Tempers among spectators boiled over during the highly-anticipated Melbourne City and Melbourne Victory fixture on Saturday night, in the wake of the Australian Professional Leagues’ (APL) decision to move the competition’s grand final to Sydney for the next three years.

While peaceful protests took place at other venues over the round, Victorian fans had other ideas.

They stormed the ground and assaulted a player, match official and camera operator, forcing the encounter to be abandoned.

Melbourne City goalkeeper Thomas Glover suffered a laceration to his face, requiring stitches, while referee Alex King was also injured.

Football Australia has given the Victory until 9am on Wednesday 21 December to show cause why it should not face serious sanctions for bringing the game into disrepute through the conduct of its supporters, which may include financial penalties or loss of competition points.

The Jets issued a statement on Sunday night, denouncing the perpetrators’ behaviour in the crowd.

“Football is the most inclusive sport,” it said.

“It is for families and for law-abiding citizens who want to passionately support their team.

“The events that unfolded at the Melbourne derby demonstrated that a small minority of people with criminal intent hide within our game. 

“They neither understand nor love our game. 

“What they do understand is how to use our game as a platform for their anti-social and illegal objectives. 

“This is a watershed moment for our game that demands a zero tolerance for the incidents that we witnessed and the kind of people that perpetrated them.

“The Jets and other clubs will work deliberately and exhaustively, hand-in-hand with law enforcement agencies, and with Football Australia to ensure that our game can never again be used as camouflage for criminals.”
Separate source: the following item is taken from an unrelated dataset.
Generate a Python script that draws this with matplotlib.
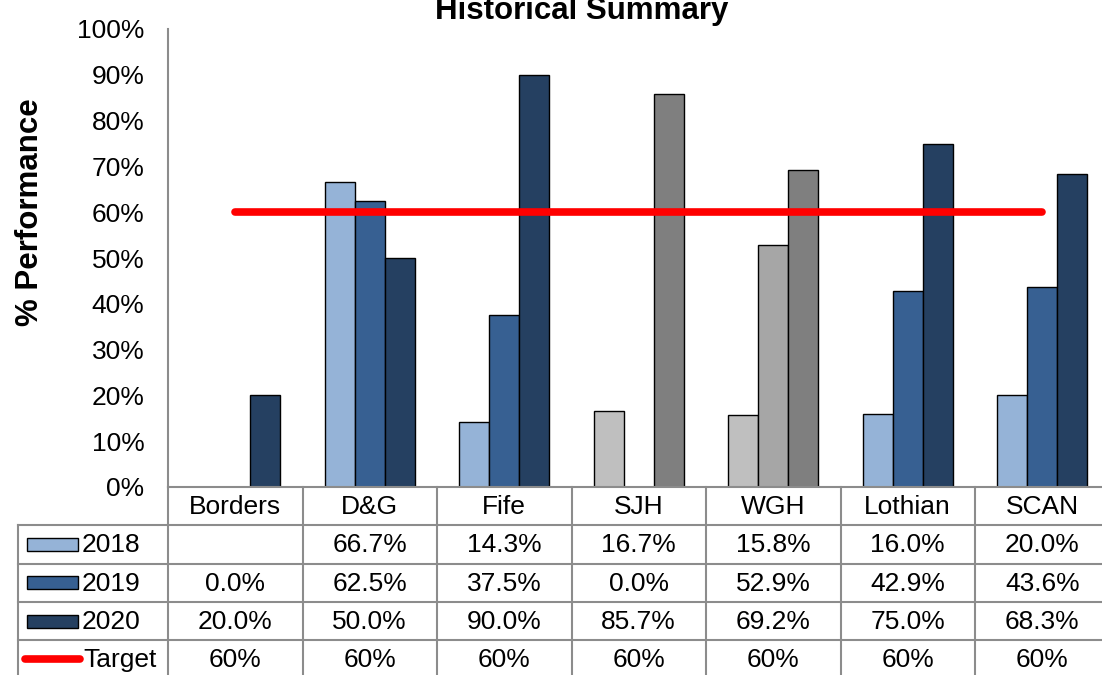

The code’s regulator sent the “show cause” notice after it reviewed all available footage and imagery from the showdown and received detailed reports from the match commissioner, officials, AAMI Park management and the APL.

Football Australia CEO James Johnson also expressed his extreme disappointment.

“What we all witnessed on Saturday night can only be described as horrific and conduct that is not consistent with the values of Australian football nor the expectations of our community,” he said.

“I have personally contacted Melbourne City goalkeeper Thomas Glover and match official Alex King over the weekend.

“Understandably, they are both shaken and are recovering from the injuries they received, and Football Australia has offered them both support.

“Our football stadiums must be safe places for our community to enjoy the game they love and our players and match officials to ply their trade.

“Football Australia had a responsibility to intervene as soon as the match was called off to ensure this matter was addressed with the full regulatory and disciplinary powers at our disposal.

“The offenders who entered the field of play on Saturday night, causing havoc and assaulting a player, official and cameraman have no place in our game.

“They are not welcome… and we will do everything we can to identify them and impose the sanctions they deserve.”

APL CEO Danny Townsend affirmed the A-Leagues would not budge on the controversial judgement to relocate the grand finals to Sydney.